Many of these activists are conscious of being part of a new left right across the Middle East. They can sense that something significant is happening. Some have been around for a number of years waiting for the space to break out of the hold of Arab Nationalist politics, and some are completely new. So they are struggling with the same issues as the rest of the international movement. Al-Yasari, the first left wing newspaper for a generation, was launched as a result of the protest. The aim is to use the paper as a link between all the activists as the struggle develops. The paper will be carrying arguments for the left to go back to the demand for a democratic secular state of Palestine, and the right of return, whilst at the same time arguing for rights for Palestinians in the camps now.

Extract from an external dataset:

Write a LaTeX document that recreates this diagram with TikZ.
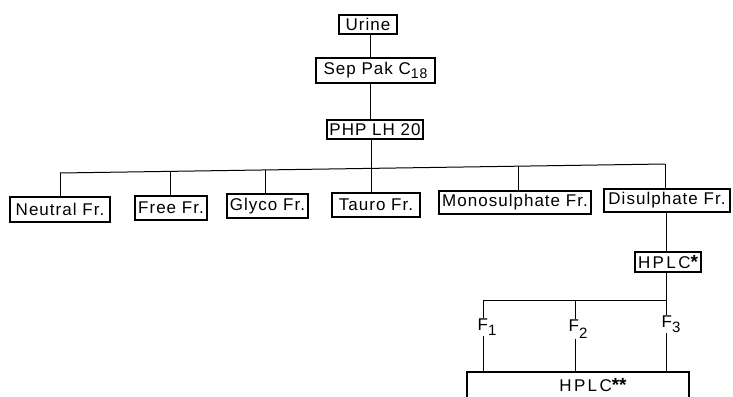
\documentclass[tikz,border=0pt]{standalone}
\usepackage{fontspec}
\setmainfont[LetterSpace=6]{Liberation Sans}
\newfontfamily\widefont[LetterSpace=14]{Liberation Sans}
\newcommand{\bigast}{\raisebox{0.1ex}{\fontsize{19}{19}\selectfont\bfseries *}}
\begin{document}
\begin{tikzpicture}[x=1pt,y=-1pt,
  bx/.style={draw,line width=1.2pt,inner sep=0pt,font=\fontsize{17}{19}\selectfont},
  lbl/.style={inner sep=0pt,font=\fontsize{17}{19}\selectfont},
  ln/.style={line width=1pt}]
\clip (0,0) rectangle (733,396);
\fill[white] (0,0) rectangle (733,396);
% top chain
\node[bx,minimum width=58,minimum height=19] (urine) at (368,24.5) {Urine};
\node[bx,minimum width=119,minimum height=25] (sep) at (375.5,70.5) {Sep Pak C\raisebox{-0.4ex}{\fontsize{14}{15}\selectfont 18}};
\node[bx,minimum width=96,minimum height=19] (php) at (375,129.5) {PHP LH 20};
% fractions row
\node[bx,minimum width=100,minimum height=25] (neu) at (60,209.5) {Neutral Fr.};
\node[bx,minimum width=72,minimum height=24] (free) at (171,208) {Free Fr.};
\node[bx,minimum width=81,minimum height=24] (gly) at (267.5,206) {Glyco Fr.};
\node[bx,minimum width=88,minimum height=24] (tau) at (376,205) {Tauro Fr.};
\node[bx,minimum width=152,minimum height=23] (mono) at (515,202.5) {Monosulphate Fr.};
\node[bx,minimum width=126,minimum height=23] (dis) at (667,200.5) {Disulphate Fr.};
% HPLC*
\node[bx,minimum width=66,minimum height=20] (hplc) at (668,262) {{\widefont HPLC}\bigast};
% F labels
\node[lbl] (f1) at (487,327) {F\raisebox{-0.6ex}{\fontsize{15}{16}\selectfont 1}};
\node[lbl] (f2) at (578,329) {F\raisebox{-0.8ex}{\fontsize{15}{16}\selectfont 2}};
\node[lbl] (f3) at (671,324) {F\raisebox{-0.6ex}{\fontsize{15}{16}\selectfont 3}};
% HPLC** box (open at bottom, runs off the page)
\node[draw,line width=1.2pt,inner sep=0pt,minimum width=222,minimum height=48] (hb) at (578,396) {};
\node[lbl] (hbt) at (593,385) {{\widefont HPLC}\bigast\bigast};
% coordinates
\coordinate (tx) at (370,0);
\coordinate (b1) at (60,173);
\coordinate (b2) at (170,171.4);
\coordinate (b3) at (265,169.9);
\coordinate (b4) at (371,168.4);
\coordinate (b5) at (518,166.2);
\coordinate (b6) at (665,164);
\coordinate (c) at (666,300);
\coordinate (d) at (483,300);
\coordinate (e) at (575,300);
% connectors
\draw[ln] (urine.south -| tx) -- (sep.north -| tx);
\draw[ln] (sep.south -| tx) -- (php.north -| tx);
\draw[ln] (php.south -| b4) -- (b4 |- tau.north);
\draw[ln] (b1) -- (b6);
\draw[ln] (b1) -- (b1 |- neu.north);
\draw[ln] (b2) -- (b2 |- free.north);
\draw[ln] (b3) -- (b3 |- gly.north);
\draw[ln] (b5) -- (b5 |- mono.north);
\draw[ln] (b6) -- (b6 |- dis.north);
\draw[ln] (dis.south -| c) -- (hplc.north -| c);
\draw[ln] (hplc.south -| c) -- (c);
\draw[ln] (d) -- (c);
\draw[ln] (d) -- (d |- f1.north);
\draw[ln] (e) -- (e |- f2.north);
\draw[ln] (c) -- (c |- f3.north);
\draw[ln] (d |- f1.south) -- (d |- hb.north);
\draw[ln] (e |- f2.south) -- (e |- hb.north);
\draw[ln] (c |- f3.south) -- (c |- hb.north);
\end{tikzpicture}
\end{document}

So this means raising the question of fighting for jobs, water and full property rights for Palestinians amongst Lebanese workers and supporting the battles that are brewing over privatisation.

The combination of the economic and military aims of US imperialism, and the bankruptcy of Arab nationalism and Islamic fundamentalism has created a space for a new left to develop. Each time Al Jazeira shows demonstrations from London, Rome, or Washington their confidence grows and the sense of being part of an international fight deepens.